----- RECORDS PROVIDED -----
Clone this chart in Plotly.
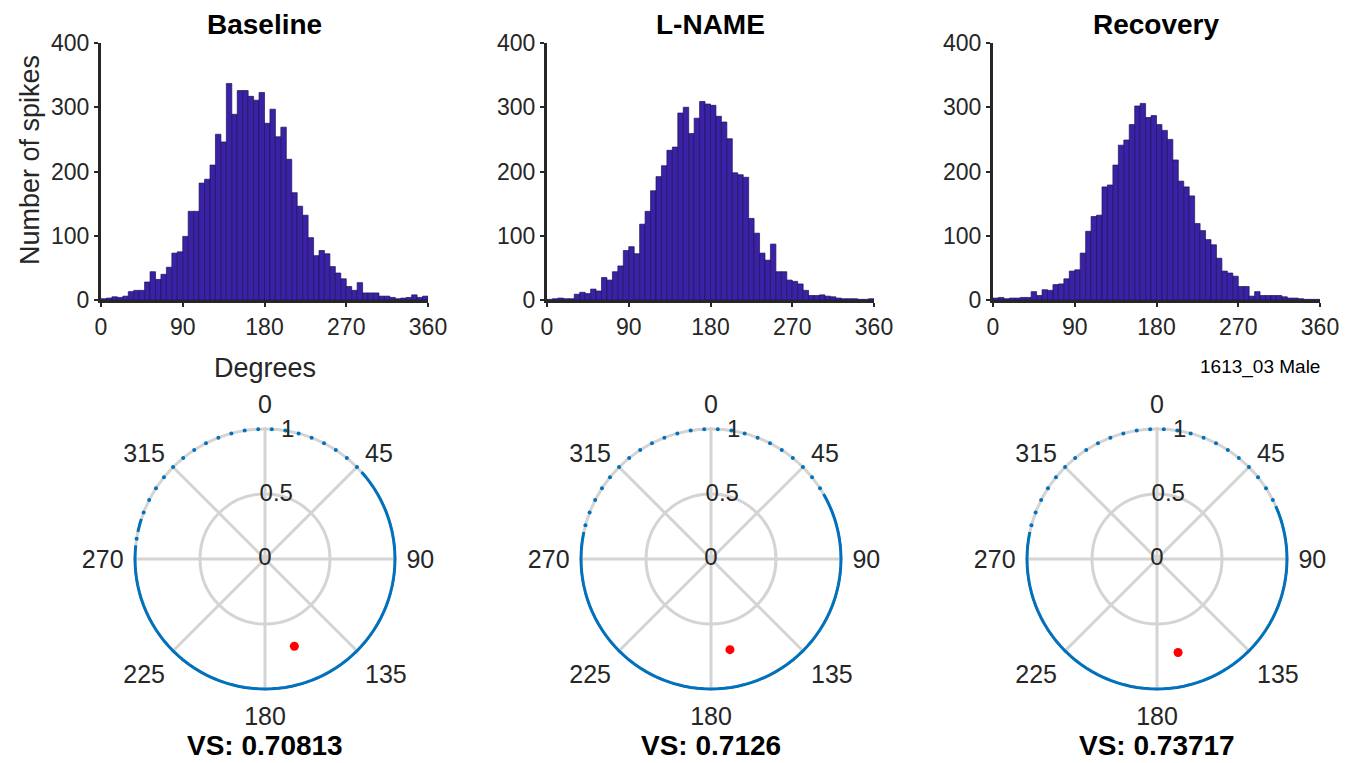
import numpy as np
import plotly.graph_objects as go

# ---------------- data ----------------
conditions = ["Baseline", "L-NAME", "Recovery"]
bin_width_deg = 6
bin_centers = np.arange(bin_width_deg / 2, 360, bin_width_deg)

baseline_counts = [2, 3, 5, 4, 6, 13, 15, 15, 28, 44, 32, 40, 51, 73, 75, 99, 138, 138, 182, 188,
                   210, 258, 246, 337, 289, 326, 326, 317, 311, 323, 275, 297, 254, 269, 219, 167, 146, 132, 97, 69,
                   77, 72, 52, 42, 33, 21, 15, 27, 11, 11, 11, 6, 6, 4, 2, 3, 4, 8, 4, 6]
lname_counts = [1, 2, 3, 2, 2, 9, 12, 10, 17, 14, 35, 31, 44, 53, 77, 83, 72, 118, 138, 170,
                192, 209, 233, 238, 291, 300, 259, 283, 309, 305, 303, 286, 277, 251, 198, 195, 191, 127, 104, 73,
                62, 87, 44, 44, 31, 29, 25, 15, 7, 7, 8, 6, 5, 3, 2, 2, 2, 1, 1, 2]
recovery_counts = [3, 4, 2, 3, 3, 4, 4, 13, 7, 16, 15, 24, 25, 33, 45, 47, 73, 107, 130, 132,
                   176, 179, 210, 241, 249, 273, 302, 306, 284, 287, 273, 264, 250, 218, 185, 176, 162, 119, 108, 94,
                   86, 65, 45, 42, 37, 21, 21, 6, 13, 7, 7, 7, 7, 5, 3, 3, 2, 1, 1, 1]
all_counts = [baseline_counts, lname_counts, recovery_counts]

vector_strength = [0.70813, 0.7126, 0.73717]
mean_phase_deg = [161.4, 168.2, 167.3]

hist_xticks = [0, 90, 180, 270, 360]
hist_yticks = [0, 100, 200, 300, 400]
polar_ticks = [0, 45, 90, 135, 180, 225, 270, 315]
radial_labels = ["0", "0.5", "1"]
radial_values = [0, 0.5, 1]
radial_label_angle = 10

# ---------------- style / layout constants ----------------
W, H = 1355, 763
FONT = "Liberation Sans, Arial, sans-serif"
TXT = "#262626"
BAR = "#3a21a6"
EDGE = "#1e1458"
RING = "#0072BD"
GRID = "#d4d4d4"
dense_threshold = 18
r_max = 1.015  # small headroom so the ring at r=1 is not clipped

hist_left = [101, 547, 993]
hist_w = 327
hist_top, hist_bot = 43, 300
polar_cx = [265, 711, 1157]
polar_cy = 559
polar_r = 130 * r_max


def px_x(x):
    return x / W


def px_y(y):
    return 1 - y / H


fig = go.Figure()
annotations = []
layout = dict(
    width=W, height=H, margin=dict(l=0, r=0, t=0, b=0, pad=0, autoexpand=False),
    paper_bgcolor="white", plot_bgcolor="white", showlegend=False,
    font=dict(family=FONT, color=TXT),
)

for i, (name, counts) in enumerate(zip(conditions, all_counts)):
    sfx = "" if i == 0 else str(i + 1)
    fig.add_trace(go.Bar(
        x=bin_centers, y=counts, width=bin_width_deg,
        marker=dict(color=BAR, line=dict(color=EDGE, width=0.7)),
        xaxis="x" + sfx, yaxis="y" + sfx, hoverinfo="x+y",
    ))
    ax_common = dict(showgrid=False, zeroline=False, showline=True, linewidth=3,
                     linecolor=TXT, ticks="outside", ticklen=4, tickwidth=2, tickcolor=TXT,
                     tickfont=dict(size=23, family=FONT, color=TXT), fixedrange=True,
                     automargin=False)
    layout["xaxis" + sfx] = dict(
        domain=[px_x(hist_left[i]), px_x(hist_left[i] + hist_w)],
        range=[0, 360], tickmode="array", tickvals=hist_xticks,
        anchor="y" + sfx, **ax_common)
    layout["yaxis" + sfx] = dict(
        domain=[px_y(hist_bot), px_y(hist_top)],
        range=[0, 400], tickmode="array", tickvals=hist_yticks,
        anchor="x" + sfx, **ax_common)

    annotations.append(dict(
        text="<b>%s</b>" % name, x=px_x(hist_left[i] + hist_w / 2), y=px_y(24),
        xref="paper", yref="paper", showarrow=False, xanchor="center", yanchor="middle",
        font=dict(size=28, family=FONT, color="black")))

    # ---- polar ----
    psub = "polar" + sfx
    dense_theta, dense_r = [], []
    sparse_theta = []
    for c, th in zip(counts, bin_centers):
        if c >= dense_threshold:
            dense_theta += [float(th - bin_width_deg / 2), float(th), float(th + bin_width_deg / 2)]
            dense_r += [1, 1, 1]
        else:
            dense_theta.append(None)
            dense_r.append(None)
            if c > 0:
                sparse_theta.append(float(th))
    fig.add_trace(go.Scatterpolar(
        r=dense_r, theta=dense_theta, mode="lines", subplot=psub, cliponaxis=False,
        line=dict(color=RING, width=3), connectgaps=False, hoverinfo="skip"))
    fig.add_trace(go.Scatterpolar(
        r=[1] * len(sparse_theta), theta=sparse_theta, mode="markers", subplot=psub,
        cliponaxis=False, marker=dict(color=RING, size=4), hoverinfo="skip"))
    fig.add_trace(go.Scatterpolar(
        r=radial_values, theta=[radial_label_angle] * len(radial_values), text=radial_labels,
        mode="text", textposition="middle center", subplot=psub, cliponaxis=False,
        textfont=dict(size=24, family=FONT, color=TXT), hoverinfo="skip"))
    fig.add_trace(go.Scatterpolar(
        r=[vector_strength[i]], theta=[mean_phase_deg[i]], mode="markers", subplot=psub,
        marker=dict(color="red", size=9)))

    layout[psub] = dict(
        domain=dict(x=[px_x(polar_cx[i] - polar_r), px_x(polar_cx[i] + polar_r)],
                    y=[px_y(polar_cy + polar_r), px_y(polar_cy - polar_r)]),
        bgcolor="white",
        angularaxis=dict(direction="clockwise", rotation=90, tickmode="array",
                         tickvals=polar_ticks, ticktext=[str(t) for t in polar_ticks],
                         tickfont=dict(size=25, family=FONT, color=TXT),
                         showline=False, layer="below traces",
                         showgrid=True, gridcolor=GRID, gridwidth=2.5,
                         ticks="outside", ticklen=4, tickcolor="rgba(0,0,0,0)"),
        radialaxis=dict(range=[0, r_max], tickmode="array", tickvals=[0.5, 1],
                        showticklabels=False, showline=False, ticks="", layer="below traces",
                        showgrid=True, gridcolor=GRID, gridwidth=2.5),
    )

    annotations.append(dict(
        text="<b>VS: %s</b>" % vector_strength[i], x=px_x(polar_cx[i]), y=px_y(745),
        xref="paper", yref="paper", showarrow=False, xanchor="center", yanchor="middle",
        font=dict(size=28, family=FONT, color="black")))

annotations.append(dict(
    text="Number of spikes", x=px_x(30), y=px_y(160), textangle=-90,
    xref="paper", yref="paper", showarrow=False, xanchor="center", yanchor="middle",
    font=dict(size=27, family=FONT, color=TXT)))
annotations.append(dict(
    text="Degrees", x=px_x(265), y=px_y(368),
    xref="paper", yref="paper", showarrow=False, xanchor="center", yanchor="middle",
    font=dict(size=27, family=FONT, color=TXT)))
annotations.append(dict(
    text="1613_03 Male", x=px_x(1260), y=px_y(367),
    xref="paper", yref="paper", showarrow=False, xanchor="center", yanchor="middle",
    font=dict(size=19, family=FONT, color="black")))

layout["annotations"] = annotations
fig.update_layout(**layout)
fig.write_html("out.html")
-----
----- RECORDS PROVIDED -----
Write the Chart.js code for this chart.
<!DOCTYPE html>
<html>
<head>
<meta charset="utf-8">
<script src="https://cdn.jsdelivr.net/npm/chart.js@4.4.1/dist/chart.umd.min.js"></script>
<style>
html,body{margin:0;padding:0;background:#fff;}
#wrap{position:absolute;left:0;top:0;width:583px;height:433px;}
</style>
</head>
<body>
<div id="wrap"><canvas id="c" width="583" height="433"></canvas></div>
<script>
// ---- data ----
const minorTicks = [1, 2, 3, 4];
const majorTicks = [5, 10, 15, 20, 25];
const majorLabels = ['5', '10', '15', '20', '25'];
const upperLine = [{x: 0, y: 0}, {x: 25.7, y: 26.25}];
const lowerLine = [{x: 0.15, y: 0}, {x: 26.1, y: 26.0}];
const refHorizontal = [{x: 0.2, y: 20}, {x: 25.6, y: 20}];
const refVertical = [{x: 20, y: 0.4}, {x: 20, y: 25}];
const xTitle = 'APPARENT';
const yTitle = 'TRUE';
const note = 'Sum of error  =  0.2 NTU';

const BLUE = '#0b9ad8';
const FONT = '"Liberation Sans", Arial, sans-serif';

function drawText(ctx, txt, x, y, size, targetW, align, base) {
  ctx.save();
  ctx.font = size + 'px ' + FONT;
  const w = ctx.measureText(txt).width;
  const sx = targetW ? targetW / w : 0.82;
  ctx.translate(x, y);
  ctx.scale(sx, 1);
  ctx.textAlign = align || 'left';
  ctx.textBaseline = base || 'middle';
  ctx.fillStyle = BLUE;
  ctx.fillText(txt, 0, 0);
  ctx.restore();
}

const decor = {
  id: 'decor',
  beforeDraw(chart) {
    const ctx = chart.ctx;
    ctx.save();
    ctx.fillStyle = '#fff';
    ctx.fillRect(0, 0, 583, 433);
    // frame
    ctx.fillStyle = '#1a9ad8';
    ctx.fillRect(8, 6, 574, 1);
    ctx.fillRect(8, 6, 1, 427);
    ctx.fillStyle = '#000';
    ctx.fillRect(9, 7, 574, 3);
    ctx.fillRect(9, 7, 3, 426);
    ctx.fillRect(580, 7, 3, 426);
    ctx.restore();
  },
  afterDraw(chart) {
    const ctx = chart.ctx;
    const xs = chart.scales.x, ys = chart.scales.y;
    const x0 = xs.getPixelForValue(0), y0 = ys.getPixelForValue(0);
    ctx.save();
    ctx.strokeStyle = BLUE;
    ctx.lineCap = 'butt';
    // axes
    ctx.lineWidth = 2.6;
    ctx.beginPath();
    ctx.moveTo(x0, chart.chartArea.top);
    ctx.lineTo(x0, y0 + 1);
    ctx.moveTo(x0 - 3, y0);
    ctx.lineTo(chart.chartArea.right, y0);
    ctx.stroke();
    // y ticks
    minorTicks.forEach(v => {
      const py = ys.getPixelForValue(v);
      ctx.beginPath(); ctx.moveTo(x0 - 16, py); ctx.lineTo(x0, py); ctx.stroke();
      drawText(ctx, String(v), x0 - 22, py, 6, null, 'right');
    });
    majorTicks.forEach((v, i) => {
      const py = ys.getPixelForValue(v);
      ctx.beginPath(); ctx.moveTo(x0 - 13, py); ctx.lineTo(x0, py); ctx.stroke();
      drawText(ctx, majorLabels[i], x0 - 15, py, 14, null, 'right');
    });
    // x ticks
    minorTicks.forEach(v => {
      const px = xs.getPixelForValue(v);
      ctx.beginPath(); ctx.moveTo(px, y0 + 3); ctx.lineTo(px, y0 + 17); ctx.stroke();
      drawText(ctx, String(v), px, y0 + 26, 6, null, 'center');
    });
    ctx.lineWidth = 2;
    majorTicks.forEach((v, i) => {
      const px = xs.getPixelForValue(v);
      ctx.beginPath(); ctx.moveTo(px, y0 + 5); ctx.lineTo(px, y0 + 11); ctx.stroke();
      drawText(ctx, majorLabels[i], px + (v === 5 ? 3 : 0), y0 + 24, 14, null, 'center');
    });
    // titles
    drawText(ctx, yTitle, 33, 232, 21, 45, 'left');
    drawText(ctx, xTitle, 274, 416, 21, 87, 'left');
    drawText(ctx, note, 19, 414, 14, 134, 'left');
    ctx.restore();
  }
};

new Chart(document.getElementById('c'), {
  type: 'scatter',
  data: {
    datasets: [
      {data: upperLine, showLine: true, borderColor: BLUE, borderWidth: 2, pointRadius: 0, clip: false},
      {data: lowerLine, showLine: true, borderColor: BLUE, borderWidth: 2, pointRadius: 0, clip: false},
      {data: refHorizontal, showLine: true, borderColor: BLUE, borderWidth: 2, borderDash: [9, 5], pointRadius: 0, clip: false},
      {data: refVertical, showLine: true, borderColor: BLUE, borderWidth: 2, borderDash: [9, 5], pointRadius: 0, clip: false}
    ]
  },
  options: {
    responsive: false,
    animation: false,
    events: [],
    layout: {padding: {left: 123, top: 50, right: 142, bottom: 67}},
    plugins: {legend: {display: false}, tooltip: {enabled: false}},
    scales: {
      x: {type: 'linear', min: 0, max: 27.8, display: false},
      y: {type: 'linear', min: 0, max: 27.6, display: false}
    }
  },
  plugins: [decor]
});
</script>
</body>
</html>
-----
**DIRECTIVE:**
Keep only those lines of the records that hold "this", and return them.

**WRITTEN RESPONSE:**
Clone this chart in Plotly.
Write the Chart.js code for this chart.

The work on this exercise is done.